The material below has pictures in it. Set down only the lines from the line containing "Rebuild this diagram" through the line containing "(medidas) at (848,1189)", word for word, and leave the pictures behind.
┌─ THE DATA
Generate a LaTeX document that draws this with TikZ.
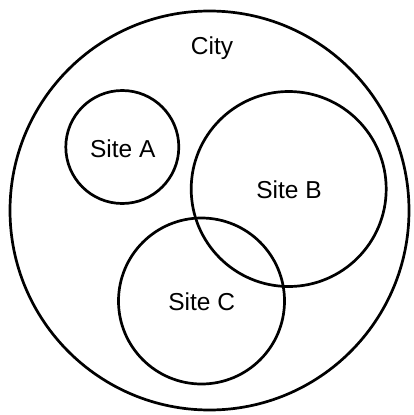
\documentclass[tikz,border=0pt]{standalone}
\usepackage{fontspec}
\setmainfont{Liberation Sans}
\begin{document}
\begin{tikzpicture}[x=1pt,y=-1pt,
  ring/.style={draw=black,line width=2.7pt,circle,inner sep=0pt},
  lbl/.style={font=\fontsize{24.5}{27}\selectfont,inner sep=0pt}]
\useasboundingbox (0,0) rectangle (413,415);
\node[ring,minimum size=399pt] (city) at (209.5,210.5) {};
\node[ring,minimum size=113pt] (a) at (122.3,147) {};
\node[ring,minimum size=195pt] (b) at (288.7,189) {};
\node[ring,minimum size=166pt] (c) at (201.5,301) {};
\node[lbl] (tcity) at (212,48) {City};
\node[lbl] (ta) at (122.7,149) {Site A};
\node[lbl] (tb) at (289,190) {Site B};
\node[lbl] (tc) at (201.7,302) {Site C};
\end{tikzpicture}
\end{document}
└─
┌─ THE DATA
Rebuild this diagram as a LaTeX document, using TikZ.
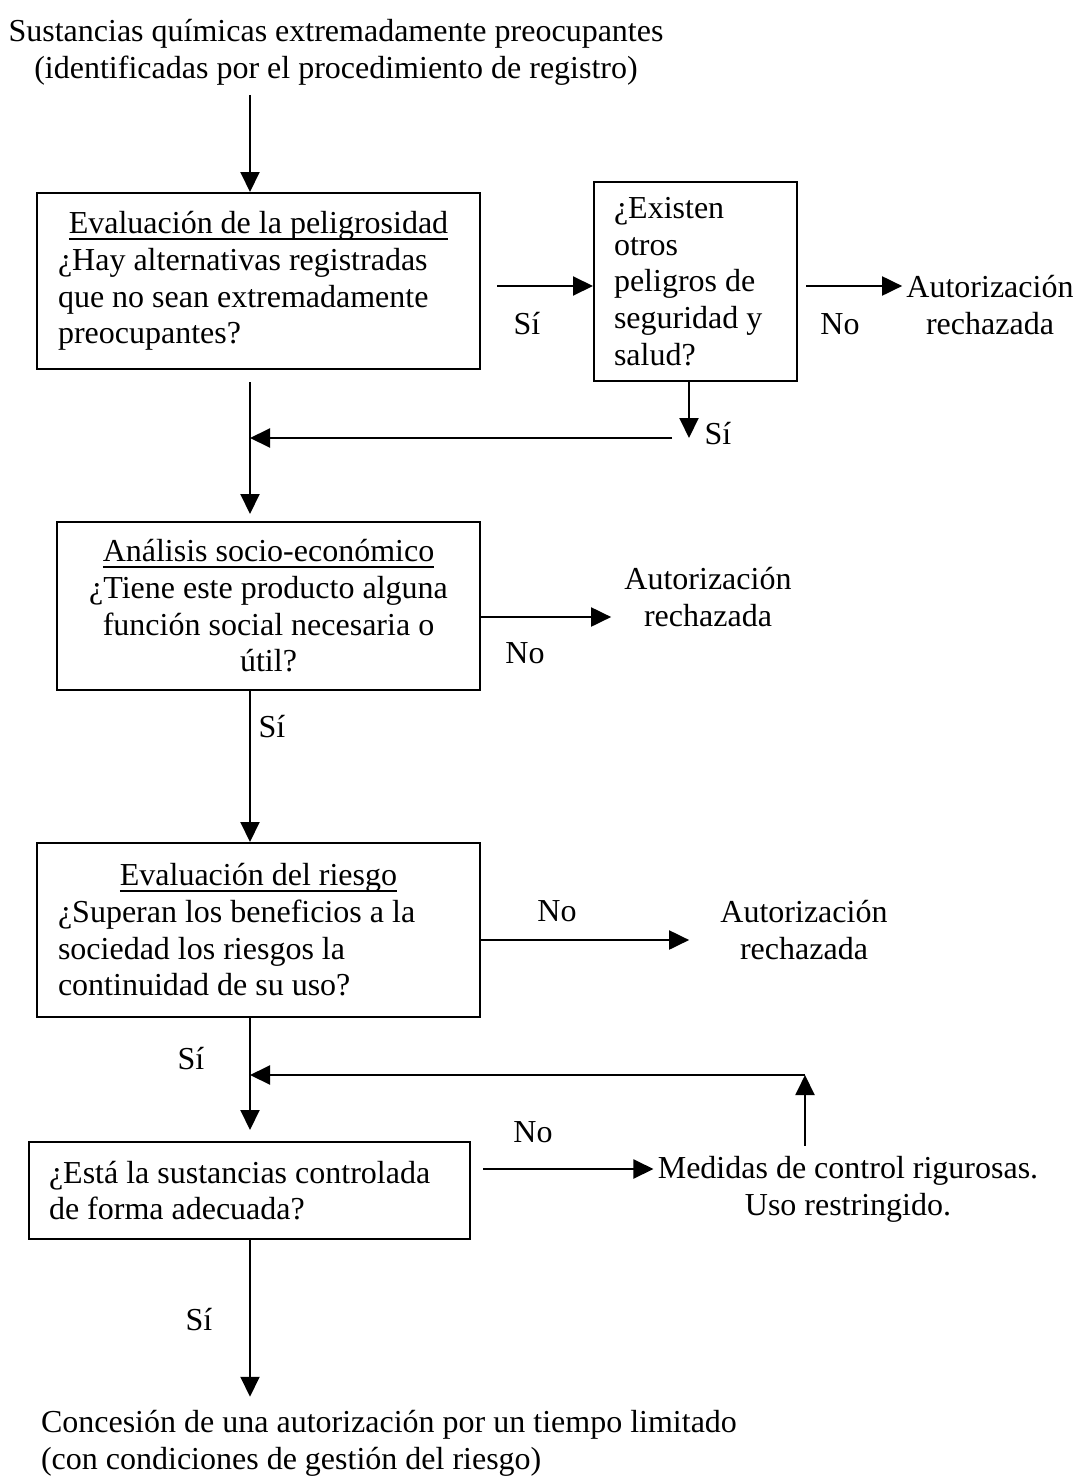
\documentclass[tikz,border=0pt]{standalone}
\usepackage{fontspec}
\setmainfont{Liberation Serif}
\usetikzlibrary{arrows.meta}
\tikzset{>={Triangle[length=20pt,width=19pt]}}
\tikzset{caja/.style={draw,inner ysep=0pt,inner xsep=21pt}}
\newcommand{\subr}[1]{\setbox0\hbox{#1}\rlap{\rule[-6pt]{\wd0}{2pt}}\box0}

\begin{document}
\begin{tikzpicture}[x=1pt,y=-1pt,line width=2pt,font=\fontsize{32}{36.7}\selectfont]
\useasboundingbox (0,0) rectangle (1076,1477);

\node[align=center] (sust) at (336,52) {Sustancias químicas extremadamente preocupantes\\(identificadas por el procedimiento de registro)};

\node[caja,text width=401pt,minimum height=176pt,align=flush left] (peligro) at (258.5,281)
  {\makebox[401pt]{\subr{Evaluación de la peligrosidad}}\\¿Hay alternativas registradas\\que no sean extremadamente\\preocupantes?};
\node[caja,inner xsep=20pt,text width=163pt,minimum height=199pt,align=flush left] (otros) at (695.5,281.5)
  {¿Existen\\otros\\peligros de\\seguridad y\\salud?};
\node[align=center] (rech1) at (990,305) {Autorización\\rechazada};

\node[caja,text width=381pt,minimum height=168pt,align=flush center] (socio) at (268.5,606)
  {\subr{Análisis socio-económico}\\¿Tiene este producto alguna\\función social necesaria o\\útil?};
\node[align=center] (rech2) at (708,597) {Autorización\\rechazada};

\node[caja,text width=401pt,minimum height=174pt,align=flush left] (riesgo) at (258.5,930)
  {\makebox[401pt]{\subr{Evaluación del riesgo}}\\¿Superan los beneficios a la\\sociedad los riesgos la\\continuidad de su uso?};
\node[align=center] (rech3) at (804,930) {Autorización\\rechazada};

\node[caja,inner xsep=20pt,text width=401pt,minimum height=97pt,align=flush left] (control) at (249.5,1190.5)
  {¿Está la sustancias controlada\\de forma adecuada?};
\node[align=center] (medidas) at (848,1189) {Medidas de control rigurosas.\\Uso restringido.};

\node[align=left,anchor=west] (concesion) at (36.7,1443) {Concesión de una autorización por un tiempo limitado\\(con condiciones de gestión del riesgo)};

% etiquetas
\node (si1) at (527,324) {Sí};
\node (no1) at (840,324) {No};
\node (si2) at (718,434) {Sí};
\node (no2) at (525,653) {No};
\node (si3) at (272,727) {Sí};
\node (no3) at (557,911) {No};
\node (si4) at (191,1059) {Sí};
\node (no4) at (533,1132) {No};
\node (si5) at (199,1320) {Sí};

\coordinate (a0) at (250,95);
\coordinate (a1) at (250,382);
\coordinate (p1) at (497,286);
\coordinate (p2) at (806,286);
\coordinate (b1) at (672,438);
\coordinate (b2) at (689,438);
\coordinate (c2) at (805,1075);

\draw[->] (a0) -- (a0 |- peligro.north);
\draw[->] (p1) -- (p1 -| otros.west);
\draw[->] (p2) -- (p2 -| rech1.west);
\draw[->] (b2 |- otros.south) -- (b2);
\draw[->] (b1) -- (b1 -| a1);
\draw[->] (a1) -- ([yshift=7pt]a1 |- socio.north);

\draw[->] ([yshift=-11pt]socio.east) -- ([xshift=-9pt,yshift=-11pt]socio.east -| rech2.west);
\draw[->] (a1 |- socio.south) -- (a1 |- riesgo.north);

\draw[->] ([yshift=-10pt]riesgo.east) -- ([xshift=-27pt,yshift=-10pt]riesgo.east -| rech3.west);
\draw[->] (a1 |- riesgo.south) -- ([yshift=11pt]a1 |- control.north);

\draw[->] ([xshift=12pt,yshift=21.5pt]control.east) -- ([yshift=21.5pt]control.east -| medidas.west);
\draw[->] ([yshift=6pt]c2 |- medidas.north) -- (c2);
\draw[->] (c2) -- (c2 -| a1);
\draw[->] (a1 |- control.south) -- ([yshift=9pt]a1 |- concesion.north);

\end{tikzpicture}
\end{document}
└─
# THE SOLUTION:
Rebuild this diagram as a LaTeX document, using TikZ.
\documentclass[tikz,border=0pt]{standalone}
\usepackage{fontspec}
\setmainfont{Liberation Serif}
\usetikzlibrary{arrows.meta}
\tikzset{>={Triangle[length=20pt,width=19pt]}}
\tikzset{caja/.style={draw,inner ysep=0pt,inner xsep=21pt}}
\newcommand{\subr}[1]{\setbox0\hbox{#1}\rlap{\rule[-6pt]{\wd0}{2pt}}\box0}

\begin{document}
\begin{tikzpicture}[x=1pt,y=-1pt,line width=2pt,font=\fontsize{32}{36.7}\selectfont]
\useasboundingbox (0,0) rectangle (1076,1477);

\node[align=center] (sust) at (336,52) {Sustancias químicas extremadamente preocupantes\\(identificadas por el procedimiento de registro)};

\node[caja,text width=401pt,minimum height=176pt,align=flush left] (peligro) at (258.5,281)
  {\makebox[401pt]{\subr{Evaluación de la peligrosidad}}\\¿Hay alternativas registradas\\que no sean extremadamente\\preocupantes?};
\node[caja,inner xsep=20pt,text width=163pt,minimum height=199pt,align=flush left] (otros) at (695.5,281.5)
  {¿Existen\\otros\\peligros de\\seguridad y\\salud?};
\node[align=center] (rech1) at (990,305) {Autorización\\rechazada};

\node[caja,text width=381pt,minimum height=168pt,align=flush center] (socio) at (268.5,606)
  {\subr{Análisis socio-económico}\\¿Tiene este producto alguna\\función social necesaria o\\útil?};
\node[align=center] (rech2) at (708,597) {Autorización\\rechazada};

\node[caja,text width=401pt,minimum height=174pt,align=flush left] (riesgo) at (258.5,930)
  {\makebox[401pt]{\subr{Evaluación del riesgo}}\\¿Superan los beneficios a la\\sociedad los riesgos la\\continuidad de su uso?};
\node[align=center] (rech3) at (804,930) {Autorización\\rechazada};

\node[caja,inner xsep=20pt,text width=401pt,minimum height=97pt,align=flush left] (control) at (249.5,1190.5)
  {¿Está la sustancias controlada\\de forma adecuada?};
\node[align=center] (medidas) at (848,1189) {Medidas de control rigurosas.\\Uso restringido.};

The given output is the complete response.